Existem outros propósitos, além dessas finalidades mais latas: Lucas dá proeminência à obra do Espírito Santo. Há dezessete referências ao Espírito, no evangelho de Lucas, em comparação com as seis referências no evangelho de Marcos, e com as doze referências no evangelho de Mateus. Assim é que já nos capítulos de introdução, lemos a informação do enchimento de João Batista com o Espírito Santo. Maria recebeu a sua mensagem por agência do Espírito Santo. Jesus foi batizado no Espirito Santo. O Cristo que saiu por toda a parte fazendo o bem, era guiado pelo Espírito Santo, e o Senhor prometeu a mesma bênção aos seus discípulos, especialmente após a sua ressurreição. O livro de Atos dá continuação ao mesmo notável pormenor, pois neste livro é que o Espírito Santo recebe mesmo proeminência.
Lucas salientou a vida de oração de Jesus mais do que qualquer dos demais evangelhos; Vemos isso logo apôs o seu batismo, imediatamente antes de haver selecionado os doze, quando passou a noite inteira em oração, e por ocasião de sua transfiguração, e até mesmo no momento da morte: «Pai, em tuas mãos entrego o meu espírito». A prática da oração, por conseguinte, tornou-se comum na igreja primitiva.
Muitos têm observado que o evangelho de Lucas demonstra um marcante interesse pelo papel das mulheres e a importância delas na tradição do evangelho.
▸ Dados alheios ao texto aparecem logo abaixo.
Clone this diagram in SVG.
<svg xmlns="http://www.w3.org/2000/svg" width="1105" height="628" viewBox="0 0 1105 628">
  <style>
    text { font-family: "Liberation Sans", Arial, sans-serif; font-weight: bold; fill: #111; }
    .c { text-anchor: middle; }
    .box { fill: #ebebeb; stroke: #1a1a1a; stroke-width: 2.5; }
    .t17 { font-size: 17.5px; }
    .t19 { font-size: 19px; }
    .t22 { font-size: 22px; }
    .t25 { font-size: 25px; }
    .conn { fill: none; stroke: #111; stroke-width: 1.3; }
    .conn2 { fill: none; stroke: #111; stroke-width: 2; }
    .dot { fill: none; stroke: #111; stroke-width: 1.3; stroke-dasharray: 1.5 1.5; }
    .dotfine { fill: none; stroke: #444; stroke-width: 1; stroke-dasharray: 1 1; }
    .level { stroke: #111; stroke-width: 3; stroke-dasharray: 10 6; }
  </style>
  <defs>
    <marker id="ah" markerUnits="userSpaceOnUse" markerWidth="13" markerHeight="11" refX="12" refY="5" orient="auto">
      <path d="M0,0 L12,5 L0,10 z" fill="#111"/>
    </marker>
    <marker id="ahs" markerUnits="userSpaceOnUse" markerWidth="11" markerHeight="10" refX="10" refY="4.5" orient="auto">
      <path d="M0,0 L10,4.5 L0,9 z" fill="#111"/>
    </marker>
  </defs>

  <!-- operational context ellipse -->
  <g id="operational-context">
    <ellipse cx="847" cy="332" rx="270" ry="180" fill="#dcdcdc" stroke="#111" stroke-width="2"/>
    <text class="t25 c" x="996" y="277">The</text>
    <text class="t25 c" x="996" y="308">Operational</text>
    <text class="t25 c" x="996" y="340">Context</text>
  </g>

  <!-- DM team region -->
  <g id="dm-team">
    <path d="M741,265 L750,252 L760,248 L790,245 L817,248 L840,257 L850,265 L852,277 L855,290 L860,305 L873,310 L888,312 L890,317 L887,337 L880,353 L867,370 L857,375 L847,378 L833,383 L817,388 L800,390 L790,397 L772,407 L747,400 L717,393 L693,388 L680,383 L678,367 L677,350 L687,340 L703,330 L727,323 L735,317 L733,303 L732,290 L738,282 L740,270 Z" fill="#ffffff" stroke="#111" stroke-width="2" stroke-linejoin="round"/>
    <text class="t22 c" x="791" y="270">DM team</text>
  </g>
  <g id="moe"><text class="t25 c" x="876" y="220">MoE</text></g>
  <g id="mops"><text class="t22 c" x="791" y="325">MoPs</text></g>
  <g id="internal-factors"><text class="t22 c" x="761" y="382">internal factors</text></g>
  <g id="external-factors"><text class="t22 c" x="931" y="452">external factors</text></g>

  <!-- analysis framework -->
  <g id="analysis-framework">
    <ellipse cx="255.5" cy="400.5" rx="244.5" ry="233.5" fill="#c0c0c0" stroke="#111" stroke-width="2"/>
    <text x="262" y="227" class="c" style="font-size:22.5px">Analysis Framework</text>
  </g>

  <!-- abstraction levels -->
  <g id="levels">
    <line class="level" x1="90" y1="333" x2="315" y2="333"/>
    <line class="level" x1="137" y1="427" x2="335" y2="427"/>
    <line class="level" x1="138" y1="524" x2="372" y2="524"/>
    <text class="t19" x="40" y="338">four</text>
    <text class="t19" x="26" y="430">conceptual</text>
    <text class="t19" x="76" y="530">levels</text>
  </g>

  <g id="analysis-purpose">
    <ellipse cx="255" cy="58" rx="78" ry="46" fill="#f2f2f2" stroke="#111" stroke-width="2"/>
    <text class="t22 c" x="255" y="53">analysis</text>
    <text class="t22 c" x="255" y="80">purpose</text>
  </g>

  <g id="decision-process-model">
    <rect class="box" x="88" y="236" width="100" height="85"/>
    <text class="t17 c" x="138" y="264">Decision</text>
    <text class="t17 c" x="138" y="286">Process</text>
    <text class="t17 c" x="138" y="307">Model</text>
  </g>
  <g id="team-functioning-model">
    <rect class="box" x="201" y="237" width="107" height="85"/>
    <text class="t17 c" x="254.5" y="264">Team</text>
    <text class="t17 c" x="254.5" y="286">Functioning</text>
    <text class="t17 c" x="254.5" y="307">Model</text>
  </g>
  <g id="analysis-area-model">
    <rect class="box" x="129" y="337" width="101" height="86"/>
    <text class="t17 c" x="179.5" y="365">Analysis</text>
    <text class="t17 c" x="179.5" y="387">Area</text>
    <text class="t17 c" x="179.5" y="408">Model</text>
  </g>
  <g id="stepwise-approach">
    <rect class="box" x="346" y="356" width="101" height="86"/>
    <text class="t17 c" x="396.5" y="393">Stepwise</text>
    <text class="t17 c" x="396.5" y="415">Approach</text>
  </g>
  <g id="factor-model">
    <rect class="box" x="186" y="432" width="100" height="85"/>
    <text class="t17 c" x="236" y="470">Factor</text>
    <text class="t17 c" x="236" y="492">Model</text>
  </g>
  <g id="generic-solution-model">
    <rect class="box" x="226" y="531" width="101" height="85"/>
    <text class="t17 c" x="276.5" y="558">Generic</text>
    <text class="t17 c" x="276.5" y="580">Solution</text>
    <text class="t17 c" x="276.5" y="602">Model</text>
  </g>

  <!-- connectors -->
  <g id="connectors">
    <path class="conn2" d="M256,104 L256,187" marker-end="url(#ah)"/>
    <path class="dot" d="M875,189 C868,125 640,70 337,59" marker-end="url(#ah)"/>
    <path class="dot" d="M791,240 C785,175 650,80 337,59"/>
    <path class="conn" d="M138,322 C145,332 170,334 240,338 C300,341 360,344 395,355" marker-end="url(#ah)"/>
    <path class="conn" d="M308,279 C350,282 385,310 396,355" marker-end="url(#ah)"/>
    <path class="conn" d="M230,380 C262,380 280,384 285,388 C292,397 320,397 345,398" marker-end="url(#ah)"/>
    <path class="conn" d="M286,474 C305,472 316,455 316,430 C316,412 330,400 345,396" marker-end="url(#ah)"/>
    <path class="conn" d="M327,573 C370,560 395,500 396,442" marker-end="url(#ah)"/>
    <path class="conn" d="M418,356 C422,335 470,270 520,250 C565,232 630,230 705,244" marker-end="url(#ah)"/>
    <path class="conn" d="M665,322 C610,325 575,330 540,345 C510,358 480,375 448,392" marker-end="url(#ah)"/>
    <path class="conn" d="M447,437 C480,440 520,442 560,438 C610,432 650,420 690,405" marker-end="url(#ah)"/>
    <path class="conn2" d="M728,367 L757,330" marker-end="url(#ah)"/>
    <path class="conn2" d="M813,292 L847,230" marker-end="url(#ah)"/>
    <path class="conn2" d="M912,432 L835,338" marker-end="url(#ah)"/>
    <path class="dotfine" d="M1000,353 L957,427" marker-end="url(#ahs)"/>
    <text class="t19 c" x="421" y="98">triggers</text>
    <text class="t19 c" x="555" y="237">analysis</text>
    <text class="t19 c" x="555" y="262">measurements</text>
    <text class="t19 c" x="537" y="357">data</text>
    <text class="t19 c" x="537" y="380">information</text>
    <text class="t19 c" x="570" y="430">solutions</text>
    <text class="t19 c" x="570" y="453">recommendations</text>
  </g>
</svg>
Portanto, um dos propósitos de Lucas foi o de mostrar os privilégios do sexo mais fraco no seio da igreja. E por essa razão que ali encontramos várias narrativas com essa ênfase: Maria, Isabel, a profetisa Ana, as «filhas de Jerusalém», que lamentavam os sofrimentos e a morte de Jesus, etc. Mulheres também são destacadas no livro de Atos, como Safira, Priscila, Drusila, Berenice, Maria (mãe de João Marcos), a criada Rode, Lídia, Damaris de Atenas, as quatro filhas de Filipe, que profetizavam, e uma referência incidental de que Paulo tinha uma irmã (Atos 23:16).
Lucas procurou compensar certas grandes deficiências do evangelho de Marcos, como, por exemplo, a falta de menção das aparições de Jesus após a sua ressurreição. O propósito de Lucas era fortalecer a fé na história do sepulcro vazio, e as suas pesquisas preencheram admiravelmente essa necessidade.